Iceland
OECD recommendations
Labour productivity growth has been negligible since the crisis. In part this reflects a compositional shift towards low-productivity sectors, such as tourism. Toughen competition policy and lower legal barriers to entry would boost productivity growth and make growth more inclusive.
- Adopt a whole-of-government productivity agenda to follow up on the priorities identified by the recent growth forum.
- Toughen competition policy implementation. Use the OECD’s Competition Assessment Toolkit to refine law and enforcement.
- Reduce the licences and permits required. Reduce legal barriers to entry in the electricity, air transport, airport and sea port sectors. Remove capital controls which deter foreign investment.
- Support innovation by encouraging links with universities.
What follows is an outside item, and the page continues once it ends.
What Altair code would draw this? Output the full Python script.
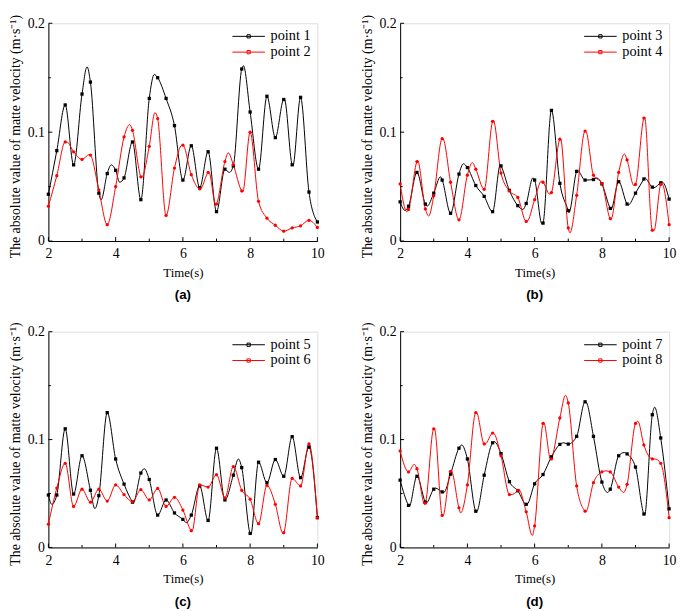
import altair as alt
import pandas as pd

TIMES = [2.0, 2.25, 2.5, 2.75, 3.0, 3.25, 3.5, 3.75, 4.0, 4.25, 4.5, 4.75, 5.0,
         5.25, 5.5, 5.75, 6.0, 6.25, 6.5, 6.75, 7.0, 7.25, 7.5, 7.75, 8.0, 8.25,
         8.5, 8.75, 9.0, 9.25, 9.5, 9.75, 10.0]

# ---- panel (a) ----
P1 = [0.043, 0.083, 0.125, 0.070, 0.135, 0.146, 0.044, 0.062, 0.065, 0.058, 0.091,
      0.038, 0.131, 0.150, 0.131, 0.106, 0.056, 0.0875, 0.049, 0.082, 0.027, 0.066,
      0.069, 0.158, 0.1185, 0.066, 0.133, 0.095, 0.130, 0.070, 0.132, 0.045, 0.0175]
P1_EXT_T = [3.15, 3.57, 3.87, 4.12, 5.15, 7.38, 7.8, 9.02, 9.27]
P1_EXT_V = [0.160, 0.038, 0.070, 0.054, 0.153, 0.063, 0.161, 0.130, 0.069]

P2 = [0.032, 0.060, 0.091, 0.082, 0.075, 0.079, 0.047, 0.015, 0.050, 0.0956, 0.1017,
      0.059, 0.087, 0.1125, 0.0235, 0.067, 0.088, 0.061, 0.048, 0.063, 0.034, 0.073,
      0.070, 0.046, 0.100, 0.0365, 0.021, 0.0145, 0.009, 0.012, 0.014, 0.019, 0.0125]
P2_EXT_T = [2.55, 3.22, 4.42, 4.77, 5.17, 5.97, 6.52, 6.77, 6.98, 7.35, 7.78]
P2_EXT_V = [0.091, 0.0795, 0.107, 0.058, 0.118, 0.088, 0.048, 0.0635, 0.033, 0.081, 0.045]

# ---- panel (b) ----
P3 = [0.036, 0.032, 0.063, 0.034, 0.044, 0.056, 0.0255, 0.0615, 0.0675, 0.051, 0.041,
      0.027, 0.069, 0.0465, 0.0325, 0.0345, 0.056, 0.0165, 0.120, 0.053, 0.028, 0.064,
      0.056, 0.0565, 0.0525, 0.030, 0.0545, 0.034, 0.044, 0.057, 0.0495, 0.0535, 0.0385]
P3_EXT_T = [2.15, 2.8, 3.2, 3.88, 4.98, 5.65, 5.95, 6.22, 7.02, 7.27, 7.85, 8.27, 8.78, 9.27, 9.55, 9.8]
P3_EXT_V = [0.028, 0.032, 0.059, 0.071, 0.070, 0.029, 0.058, 0.0155, 0.026, 0.065, 0.058, 0.029, 0.033, 0.058, 0.049, 0.054]

P4 = [0.0525, 0.029, 0.073, 0.0295, 0.0415, 0.094, 0.054, 0.0195, 0.0605, 0.066, 0.0475,
      0.110, 0.0625, 0.046, 0.040, 0.018, 0.038, 0.054, 0.0445, 0.0935, 0.012, 0.042,
      0.101, 0.0605, 0.053, 0.0205, 0.063, 0.0745, 0.052, 0.113, 0.010, 0.052, 0.015]
P4_EXT_T = [2.2, 2.52, 2.85, 3.27, 4.15, 4.77, 5.77, 6.2, 6.45, 6.77, 7.05, 7.52, 8.27, 8.67, 8.95, 9.27, 9.55, 9.78]
P4_EXT_V = [0.027, 0.074, 0.023, 0.094, 0.072, 0.111, 0.018, 0.055, 0.043, 0.094, 0.0075, 0.101, 0.020, 0.080, 0.051, 0.114, 0.0095, 0.053]

# ---- panel (c) ----
P5 = [0.0486, 0.0486, 0.110, 0.0495, 0.085, 0.053, 0.048, 0.125, 0.082, 0.0587, 0.042,
      0.069, 0.063, 0.030, 0.044, 0.032, 0.026, 0.030, 0.057, 0.025, 0.092, 0.044,
      0.067, 0.074, 0.013, 0.079, 0.060, 0.0815, 0.066, 0.1027, 0.0647, 0.093, 0.0277]
P5_EXT_T = [2.1, 3.38, 4.52, 4.85, 6.1, 7.65, 8.02]
P5_EXT_V = [0.040, 0.036, 0.041, 0.073, 0.023, 0.082, 0.012]

P6 = [0.0216, 0.055, 0.078, 0.038, 0.054, 0.042, 0.054, 0.043, 0.058, 0.049, 0.0425,
      0.0535, 0.044, 0.0547, 0.038, 0.0465, 0.0347, 0.0155, 0.058, 0.056, 0.0675, 0.046,
      0.075, 0.053, 0.0447, 0.022, 0.0575, 0.040, 0.0137, 0.064, 0.057, 0.096, 0.0274]
P6_EXT_T = [6.27, 8.98]
P6_EXT_V = [0.015, 0.013]

# ---- panel (d) ----
P7 = [0.0624, 0.039, 0.066, 0.042, 0.054, 0.0515, 0.068, 0.092, 0.082, 0.0336, 0.067,
      0.097, 0.087, 0.061, 0.0525, 0.040, 0.059, 0.0676, 0.084, 0.0955, 0.0958, 0.103,
      0.135, 0.103, 0.0606, 0.054, 0.085, 0.0867, 0.0745, 0.031, 0.123, 0.1015, 0.0358]
P7_EXT_T = [2.27, 2.77, 3.05, 3.3, 3.83, 4.27, 4.8, 5.77, 6.87, 7.52, 8.17, 8.67, 9.27, 9.57]
P7_EXT_V = [0.038, 0.041, 0.055, 0.051, 0.095, 0.033, 0.098, 0.040, 0.097, 0.135, 0.051, 0.088, 0.030, 0.130]

P8 = [0.0894, 0.070, 0.073, 0.041, 0.110, 0.0297, 0.0706, 0.0367, 0.058, 0.125, 0.096,
      0.106, 0.085, 0.049, 0.053, 0.033, 0.020, 0.115, 0.082, 0.120, 0.134, 0.057,
      0.0336, 0.060, 0.070, 0.070, 0.056, 0.0585, 0.115, 0.095, 0.082, 0.078, 0.0276]
P8_EXT_T = [2.42, 2.73, 3.02, 3.27, 3.52, 3.8, 4.27, 4.53, 4.77, 5.3, 5.52, 5.93, 6.27, 6.48, 6.92, 7.52, 8.12, 8.65, 9.07, 9.58]
P8_EXT_V = [0.077, 0.040, 0.110, 0.029, 0.071, 0.032, 0.125, 0.096, 0.106, 0.049, 0.054, 0.011, 0.116, 0.081, 0.141, 0.033, 0.071, 0.051, 0.117, 0.082]

X_MAJOR = [2, 4, 6, 8, 10]
X_MINOR = [3, 5, 7, 9]
Y_MAJOR = [0, 0.1, 0.2]
Y_MINOR = [0.05, 0.15]

SERIF = "'Liberation Serif', 'Times New Roman', Times, serif"
SANS = "'Liberation Sans', Arial, Helvetica, sans-serif"
W = 273
YTITLE = "The absolute value of matte velocity (m·s⁻¹)"


def panel(names, vals_pair, ext_pair, label, H):
    line_rows, pt_rows = [], []
    for name, vals, (et, ev) in zip(names, vals_pair, ext_pair):
        for t, v in zip(TIMES, vals):
            line_rows.append({"t": t, "v": v, "s": name})
            pt_rows.append({"t": t, "v": v, "s": name})
        for t, v in zip(et, ev):
            if t not in TIMES:
                line_rows.append({"t": t, "v": v, "s": name})
    line_df = pd.DataFrame(line_rows).sort_values(["s", "t"])
    pt_df = pd.DataFrame(pt_rows)

    xs = alt.Scale(domain=[2, 10], nice=False, zero=False)
    ys = alt.Scale(domain=[0, 0.2], nice=False)
    color = alt.Color(
        "s:N",
        scale=alt.Scale(domain=names, range=["black", "red"]),
        legend=alt.Legend(
            title=None, orient="top-right", offset=6, padding=0,
            labelFont=SERIF, labelFontSize=14.5, labelColor="black",
            symbolType="M-3,0H3M-0.3,-0.3H0.3V0.3H-0.3Z", symbolSize=121,
            symbolStrokeWidth=1, labelOffset=15, rowPadding=1,
        ),
    )
    xaxis = alt.Axis(values=X_MAJOR, ticks=False, grid=False, title="Time(s)",
                     labelFont=SERIF, labelFontSize=14, labelColor="black",
                     labelPadding=6, titleFont=SERIF, titleFontSize=13,
                     titleFontWeight="normal", titleColor="black", titlePadding=6,
                     domainColor="black", format="d", labelFlush=False)
    yaxis = alt.Axis(values=Y_MAJOR, ticks=False, grid=False, title=YTITLE,
                     labelFont=SERIF, labelFontSize=14, labelColor="black",
                     labelPadding=4,
                     labelExpr="datum.value == 0 ? '0' : format(datum.value, '.1f')",
                     titleFont=SERIF, titleFontSize=14, titleFontWeight="normal",
                     titleColor="black", titlePadding=4.5, titleY=H / 2 + 4,
                     domainColor="black", labelFlush=False)

    line = alt.Chart(line_df).mark_line(interpolate="monotone", strokeWidth=1).encode(
        x=alt.X("t:Q", scale=xs, axis=xaxis),
        y=alt.Y("v:Q", scale=ys, axis=yaxis),
        color=color,
    )
    pts = alt.Chart(pt_df).mark_point(filled=True, size=11, opacity=1).encode(
        x=alt.X("t:Q", scale=xs),
        y=alt.Y("v:Q", scale=ys),
        color=alt.Color("s:N", scale=alt.Scale(domain=names, range=["black", "red"]), legend=None),
        shape=alt.Shape("s:N", scale=alt.Scale(domain=names, range=["square", "circle"]), legend=None),
    )
    xmaj = alt.Chart(pd.DataFrame({"t": X_MAJOR})).mark_rule(color="black", strokeWidth=1).encode(
        x=alt.X("t:Q", scale=xs), y=alt.value(H), y2=alt.value(H - 4))
    xmin = alt.Chart(pd.DataFrame({"t": X_MINOR})).mark_rule(color="black", strokeWidth=1).encode(
        x=alt.X("t:Q", scale=xs), y=alt.value(H), y2=alt.value(H - 2.5))
    ymaj = alt.Chart(pd.DataFrame({"v": Y_MAJOR})).mark_rule(color="black", strokeWidth=1).encode(
        y=alt.Y("v:Q", scale=ys), x=alt.value(0), x2=alt.value(4))
    ymin = alt.Chart(pd.DataFrame({"v": Y_MINOR})).mark_rule(color="black", strokeWidth=1).encode(
        y=alt.Y("v:Q", scale=ys), x=alt.value(0), x2=alt.value(2.5))

    return alt.layer(line, pts, xmaj, xmin, ymaj, ymin).properties(
        width=W, height=H,
        title=alt.TitleParams(label, orient="bottom", font=SANS, fontWeight="bold",
                              fontSize=13.5, color="black", offset=9, anchor="middle"),
    ).resolve_scale(color="independent", shape="independent")


pa = panel(["point 1", "point 2"], [P1, P2], [(P1_EXT_T, P1_EXT_V), (P2_EXT_T, P2_EXT_V)], "(a)", 221)
pb = panel(["point 3", "point 4"], [P3, P4], [(P3_EXT_T, P3_EXT_V), (P4_EXT_T, P4_EXT_V)], "(b)", 221)
pc = panel(["point 5", "point 6"], [P5, P6], [(P5_EXT_T, P5_EXT_V), (P6_EXT_T, P6_EXT_V)], "(c)", 219)
pd_ = panel(["point 7", "point 8"], [P7, P8], [(P7_EXT_T, P7_EXT_V), (P8_EXT_T, P8_EXT_V)], "(d)", 219)

row1 = alt.hconcat(pa, pb, spacing=35).resolve_scale(color="independent", shape="independent")
row2 = alt.hconcat(pc, pd_, spacing=35).resolve_scale(color="independent", shape="independent")
chart = alt.vconcat(row1, row2, spacing=19).resolve_scale(
    color="independent", shape="independent"
).properties(
    padding={"left": 0, "top": 1, "right": 0, "bottom": 0}
).configure_view(stroke="black", strokeWidth=1).configure(background="white")

chart.save("out.html", embed_options={"renderer": "svg", "actions": False})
Ease funding access, notably with public investment funds.
- Introduce performance indicators to identify government programmes that work.
Data
Source: OECD May 2017 Economic Outlook database
Key publications
McKinsey&Company (Autumn 2012) , Charting a Growth path for Iceland.
OECD (2015), Boosting productivity through greater competition, Iceland Policy Brief.
Productivity - enhancing institutions
There is no single institution in Iceland dedicated to productivity issues. The Prime Minister’s Office takes an active interest and supports the work of the Growth Forum, which is a group of politicians, social partners, business people and academics who discuss productivity issues.